Thrown into this spicy mix is a nest of spies for the Soviet Union, including the mysterious “Czech,” now posing as a Swiss journalist, who have connections with a spy network in Tokyo, the Ramsay Group, headed by the famous Richard Sorge. (The Ramsay Group warned Stalin of Hitler’s imminent attack on Moscow, but Stalin dismissed the information.) For extra color Wagenstein throws in some espionage paraphernalia, sadistic and wily Gestapo agents, three melodramatic suicides and, finally, devastating bombing raids on Shanghai by the Americans.

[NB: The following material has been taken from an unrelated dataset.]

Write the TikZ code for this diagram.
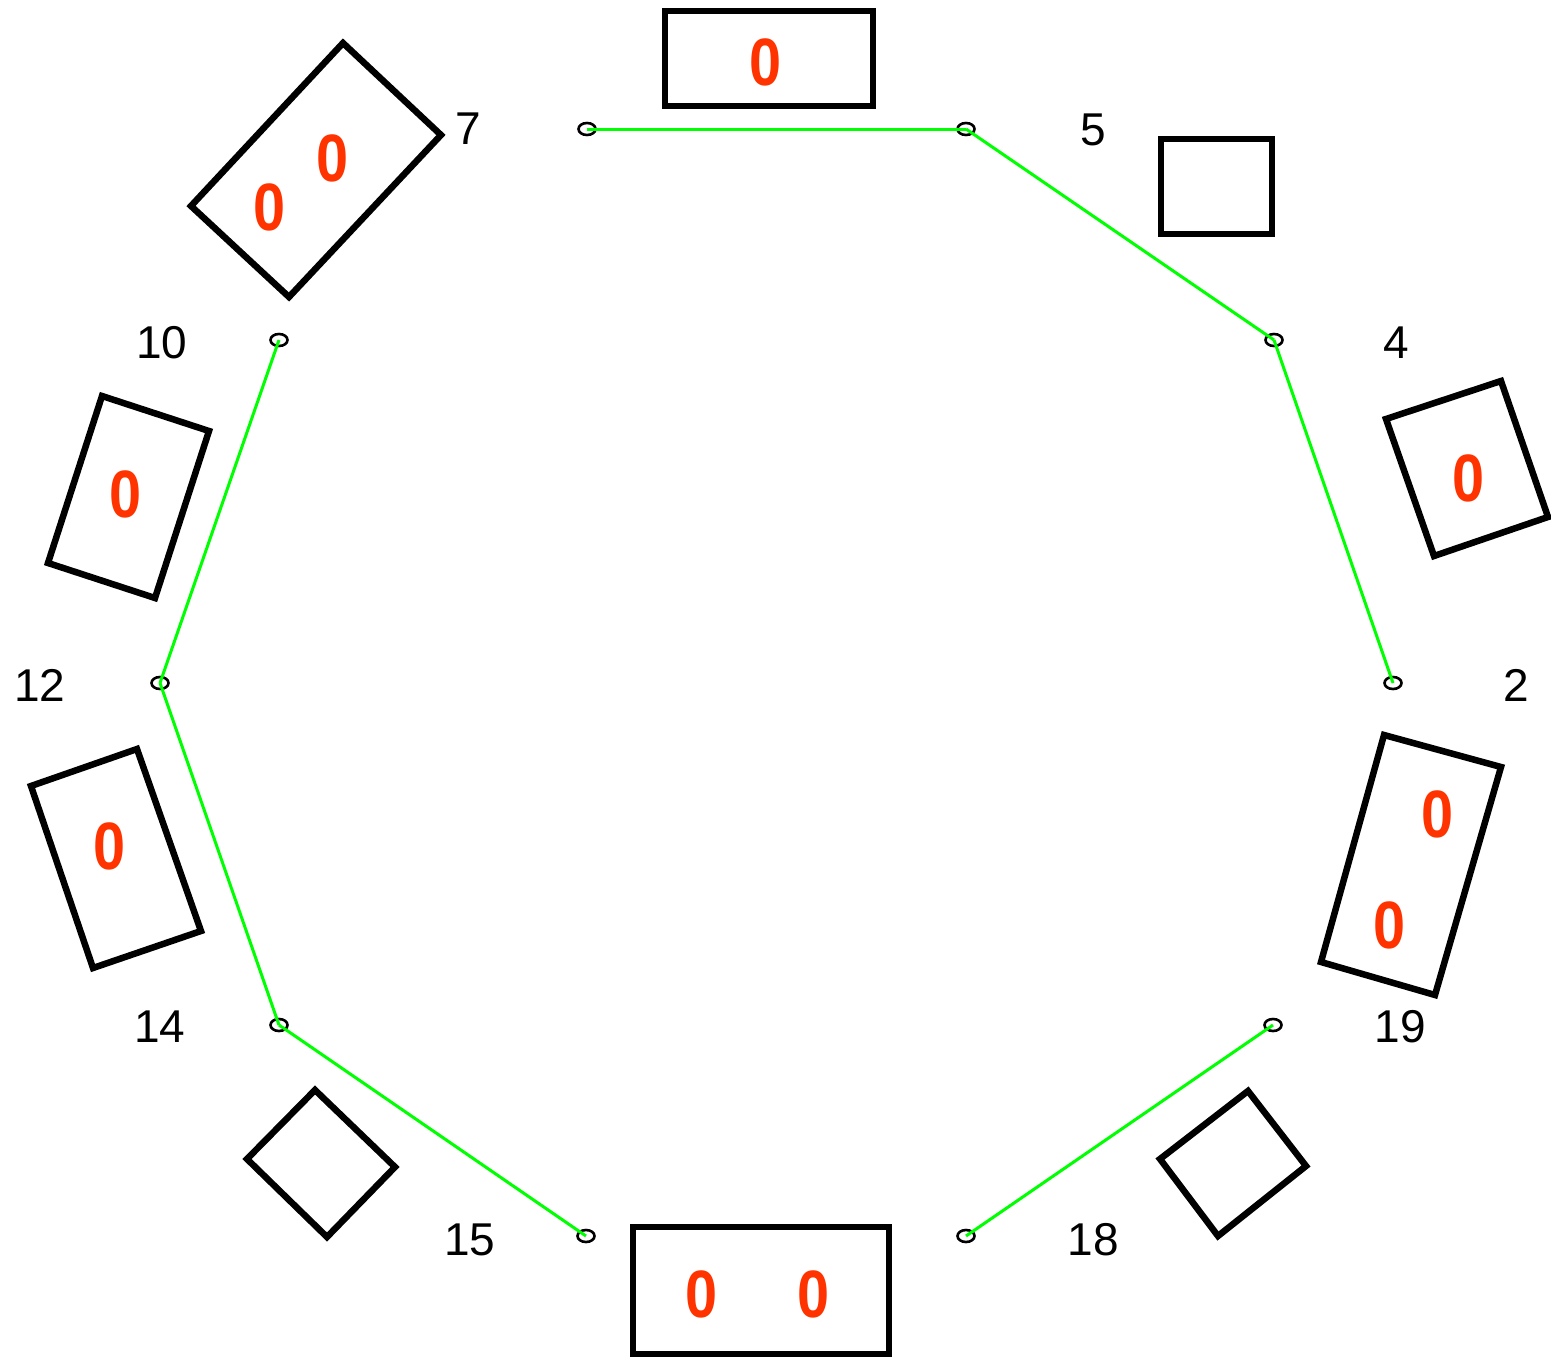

Somehow, despite the convoluted plot, it all works. There is enough action and intrigue in Farewell, Shanghai for half a dozen movies. In living color. The riveting story of the Jews in Shanghai in the 1930s and ’40s might seem hardly credible, but as Wagenstein archly says, “Is there anything more implausible than History?”
Lore Dickstein is a writer and critic based in New York City.